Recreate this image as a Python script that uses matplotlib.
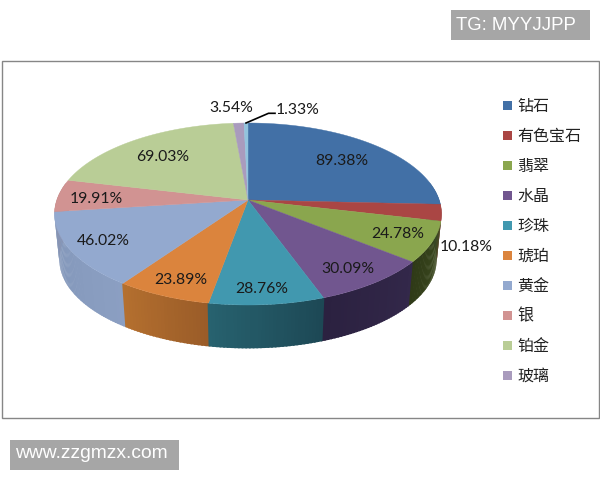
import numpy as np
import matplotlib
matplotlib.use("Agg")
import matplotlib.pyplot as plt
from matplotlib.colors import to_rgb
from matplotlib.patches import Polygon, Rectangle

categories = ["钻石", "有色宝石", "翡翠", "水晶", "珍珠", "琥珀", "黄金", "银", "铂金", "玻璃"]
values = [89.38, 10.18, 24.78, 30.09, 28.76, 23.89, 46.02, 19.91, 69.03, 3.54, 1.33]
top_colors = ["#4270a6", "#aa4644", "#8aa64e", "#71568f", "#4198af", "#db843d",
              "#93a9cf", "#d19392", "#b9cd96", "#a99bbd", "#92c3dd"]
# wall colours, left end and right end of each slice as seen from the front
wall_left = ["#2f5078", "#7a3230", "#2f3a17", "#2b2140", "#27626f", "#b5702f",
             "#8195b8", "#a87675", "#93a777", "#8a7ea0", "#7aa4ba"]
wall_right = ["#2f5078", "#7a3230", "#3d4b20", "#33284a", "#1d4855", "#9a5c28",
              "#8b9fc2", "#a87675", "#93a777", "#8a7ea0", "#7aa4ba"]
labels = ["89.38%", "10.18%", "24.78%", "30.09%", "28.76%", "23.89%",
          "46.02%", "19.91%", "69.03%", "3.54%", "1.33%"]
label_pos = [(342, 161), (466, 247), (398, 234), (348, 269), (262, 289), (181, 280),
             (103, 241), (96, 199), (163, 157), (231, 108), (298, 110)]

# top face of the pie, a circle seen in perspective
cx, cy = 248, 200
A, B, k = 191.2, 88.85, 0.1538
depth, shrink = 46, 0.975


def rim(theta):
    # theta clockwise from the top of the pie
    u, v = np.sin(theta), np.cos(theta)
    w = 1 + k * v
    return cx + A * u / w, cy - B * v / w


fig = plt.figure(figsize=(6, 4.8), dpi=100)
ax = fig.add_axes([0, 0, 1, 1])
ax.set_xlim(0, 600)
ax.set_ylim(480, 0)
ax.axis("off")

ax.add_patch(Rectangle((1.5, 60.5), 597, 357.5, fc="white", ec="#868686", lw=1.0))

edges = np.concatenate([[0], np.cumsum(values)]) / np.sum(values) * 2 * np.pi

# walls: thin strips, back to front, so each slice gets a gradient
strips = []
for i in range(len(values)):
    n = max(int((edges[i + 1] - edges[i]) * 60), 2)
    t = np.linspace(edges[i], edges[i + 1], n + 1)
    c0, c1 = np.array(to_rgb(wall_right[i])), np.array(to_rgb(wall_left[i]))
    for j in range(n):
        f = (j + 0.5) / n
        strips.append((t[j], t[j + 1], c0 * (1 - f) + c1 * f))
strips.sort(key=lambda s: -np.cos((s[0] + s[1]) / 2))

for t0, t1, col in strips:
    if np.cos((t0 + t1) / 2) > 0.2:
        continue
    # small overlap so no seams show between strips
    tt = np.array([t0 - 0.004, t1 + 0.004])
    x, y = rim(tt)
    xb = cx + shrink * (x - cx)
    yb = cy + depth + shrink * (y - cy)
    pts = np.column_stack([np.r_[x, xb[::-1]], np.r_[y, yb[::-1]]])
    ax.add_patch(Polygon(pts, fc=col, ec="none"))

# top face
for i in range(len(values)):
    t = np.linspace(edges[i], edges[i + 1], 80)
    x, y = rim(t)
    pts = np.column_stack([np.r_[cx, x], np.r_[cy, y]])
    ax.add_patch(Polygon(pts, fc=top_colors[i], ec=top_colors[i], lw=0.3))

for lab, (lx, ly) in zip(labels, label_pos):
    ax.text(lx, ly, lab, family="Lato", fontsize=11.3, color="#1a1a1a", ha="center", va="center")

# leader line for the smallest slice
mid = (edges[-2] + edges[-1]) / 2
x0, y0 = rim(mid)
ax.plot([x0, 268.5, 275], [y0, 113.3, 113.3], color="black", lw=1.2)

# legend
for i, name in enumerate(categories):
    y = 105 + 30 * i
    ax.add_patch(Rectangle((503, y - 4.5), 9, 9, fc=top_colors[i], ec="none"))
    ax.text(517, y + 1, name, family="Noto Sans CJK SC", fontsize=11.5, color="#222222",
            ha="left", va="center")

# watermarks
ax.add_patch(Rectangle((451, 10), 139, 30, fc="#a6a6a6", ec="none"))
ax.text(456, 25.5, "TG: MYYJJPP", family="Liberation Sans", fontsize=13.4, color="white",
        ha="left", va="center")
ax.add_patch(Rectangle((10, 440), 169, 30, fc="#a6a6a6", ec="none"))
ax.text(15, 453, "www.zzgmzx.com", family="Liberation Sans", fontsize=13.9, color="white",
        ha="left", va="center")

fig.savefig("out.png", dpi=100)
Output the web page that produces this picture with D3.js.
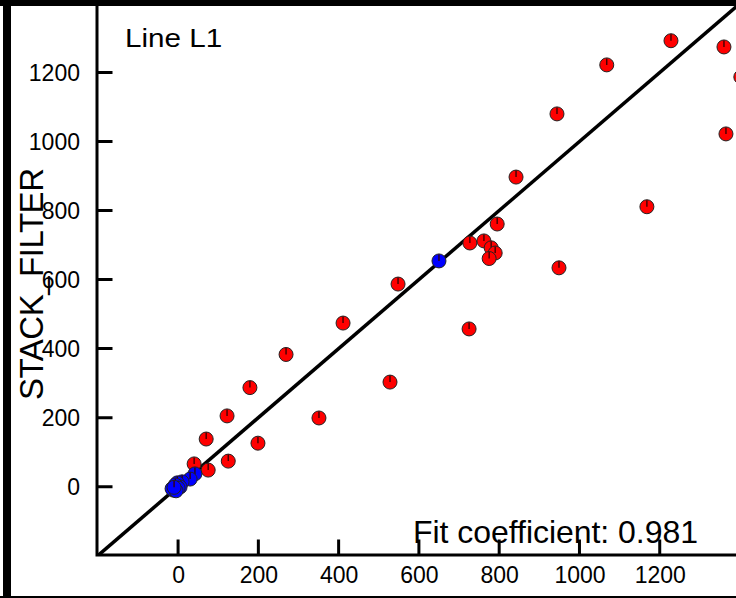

--

Set problem: Report the number of lines in the listing where the string "that" appears, and nothing besides.

The response: 2